Omdat het beroep gegrond is moet het college het griffierecht aan eiser vergoeden. Eiser heeft geen proceskosten gemaakt die vergoed kunnen worden.

Beslissing

De rechtbank:
- verklaart het beroep gegrond;
- vernietigt het besluit van 14 maart 2024;
- draagt het college op binnen drie maanden na de dag van verzending van deze uitspraak een nieuw besluit te nemen op het bezwaar met inachtneming van deze uitspraak;
- bepaalt dat het college het griffierecht van € 187,- aan eiser moet vergoeden.
Deze uitspraak is gedaan door mr. T.I. van Term, rechter, in aanwezigheid van mr.
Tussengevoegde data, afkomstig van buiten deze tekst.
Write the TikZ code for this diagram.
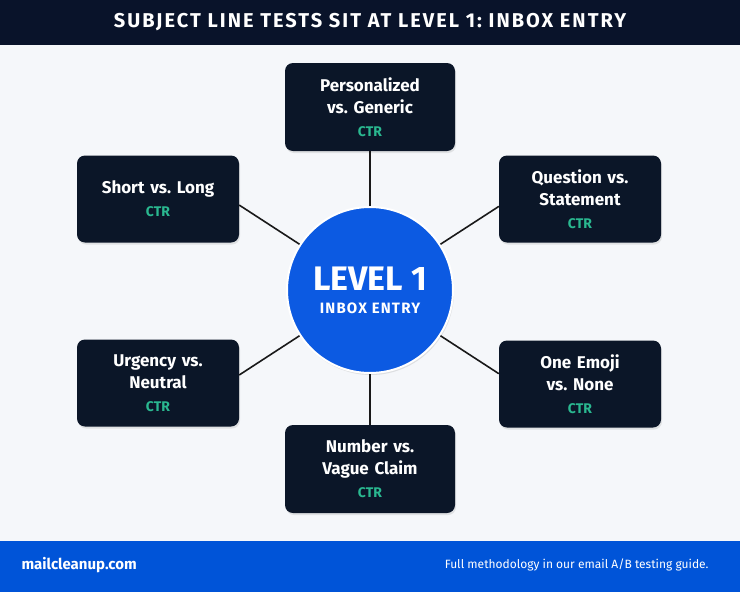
\documentclass[tikz,border=0pt]{standalone}
\usepackage{fontspec}
\setmainfont{Fira Sans}
\usetikzlibrary{shadows,calc}
\frenchspacing

\definecolor{headnavy}{RGB}{9,19,42}
\definecolor{boxnavy}{RGB}{11,22,40}
\definecolor{pagebg}{RGB}{245,247,250}
\definecolor{levelblue}{RGB}{12,90,226}
\definecolor{footblue}{RGB}{0,84,216}
\definecolor{ctrgreen}{RGB}{42,184,144}

\begin{document}
\begin{tikzpicture}[x=1pt, y=-1pt, node distance=183pt]
    \tikzstyle{testbox} = [rectangle, rounded corners=8pt, fill=boxnavy, text=white, minimum width=162pt, minimum height=87pt, text width=155pt, align=center, font=\bfseries\fontsize{17}{22}\selectfont, drop shadow={opacity=0.18, shadow xshift=1pt, shadow yshift=-2pt}]
    \tikzstyle{widebox} = [testbox, minimum width=170pt, minimum height=88pt]
    \tikzstyle{link} = [line width=1.6pt, black!90]
    \newcommand{\ctr}{\\[1pt]{\color{ctrgreen}\fontsize{14}{16}\selectfont CTR}}

    \useasboundingbox (0,0) rectangle (740,592);

    % Bands
    \fill[pagebg] (0,0) rectangle (740,592);
    \fill[headnavy] (0,0) rectangle (740,45);
    \fill[footblue] (0,541) rectangle (740,592);

    % Header and footer text
    \node [text=white, font=\bfseries\fontsize{20}{22}\selectfont\addfontfeature{LetterSpace=10}] (title) at (370,22) {SUBJECT LINE TESTS SIT AT LEVEL 1: INBOX ENTRY};
    \node [anchor=west, text=white, font=\bfseries\fontsize{15}{18}\selectfont] (site) at (18,565) {mailcleanup.com};
    \node [anchor=east, text=white, font=\fontsize{12}{15}\selectfont] (guide) at (712,565) {Full methodology in our email A/B testing guide.};

    % Centre
    \node [circle, fill=levelblue, draw=white, line width=2pt, minimum size=166pt, align=center, text=white, font=\bfseries\fontsize{15}{23}\selectfont, drop shadow={opacity=0.2, shadow xshift=1pt, shadow yshift=-2pt}] (lvl) at (370,290)
        {{\fontsize{34}{38}\selectfont LEVEL 1}\\{\addfontfeature{LetterSpace=8}INBOX ENTRY}};

    % Tests
    \node [widebox, above of=lvl] (pers) {Personalized\\vs. Generic\ctr};
    \node [widebox, below of=lvl, node distance=179pt] (numb) {Number vs.\\Vague Claim\ctr};
    \node [testbox, left of=lvl, node distance=212pt, yshift=91pt] (short) {Short vs. Long\ctr};
    \node [testbox, right of=lvl, node distance=210pt, yshift=91pt] (quest) {Question vs.\\Statement\ctr};
    \node [testbox, left of=lvl, node distance=212pt, yshift=-93pt] (urg) {Urgency vs.\\Neutral\ctr};
    \node [testbox, right of=lvl, node distance=210pt, yshift=-94pt] (emoji) {One Emoji\\vs. None\ctr};

    % Spokes
    \coordinate (rayshort) at ($(lvl.center)+(147:300pt)$);
    \coordinate (rayquest) at ($(lvl.center)+(33:300pt)$);
    \coordinate (rayurg) at ($(lvl.center)+(213:300pt)$);
    \coordinate (rayemoji) at ($(lvl.center)+(327:300pt)$);
    \coordinate (endshort) at (intersection of lvl.center--rayshort and short.north east--short.south east);
    \coordinate (endquest) at (intersection of lvl.center--rayquest and quest.north west--quest.south west);
    \coordinate (endurg) at (intersection of lvl.center--rayurg and urg.north east--urg.south east);
    \coordinate (endemoji) at (intersection of lvl.center--rayemoji and emoji.north west--emoji.south west);

    \draw [link] (lvl) -- (pers);
    \draw [link] (lvl) -- (numb);
    \draw [link] (lvl.147) -- (endshort);
    \draw [link] (lvl.33) -- (endquest);
    \draw [link] (lvl.213) -- (endurg);
    \draw [link] (lvl.327) -- (endemoji);
\end{tikzpicture}
\end{document}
T.A.A. van Hooijdonk, griffier, op 17 maart 2025 en openbaar gemaakt door middel van geanonimiseerde publicatie op www.rechtspraak.nl.
griffier
rechter
Een afschrift van deze uitspraak is verzonden aan partijen op:

Informatie over hoger beroep

Een partij die het niet eens is met deze uitspraak, kan een hogerberoepschrift sturen naar de Afdeling bestuursrechtspraak van de Raad van State waarin wordt uitgelegd waarom deze partij het niet eens is met deze uitspraak. Het hogerberoepschrift moet worden ingediend binnen zes weken na de dag waarop deze uitspraak is verzonden.

Voetnoten

2.Zie de conclusie van staatsraad advocaat-generaal Snijders van 21 augustus 2024, ECLI:NL:RVS:2024:3420.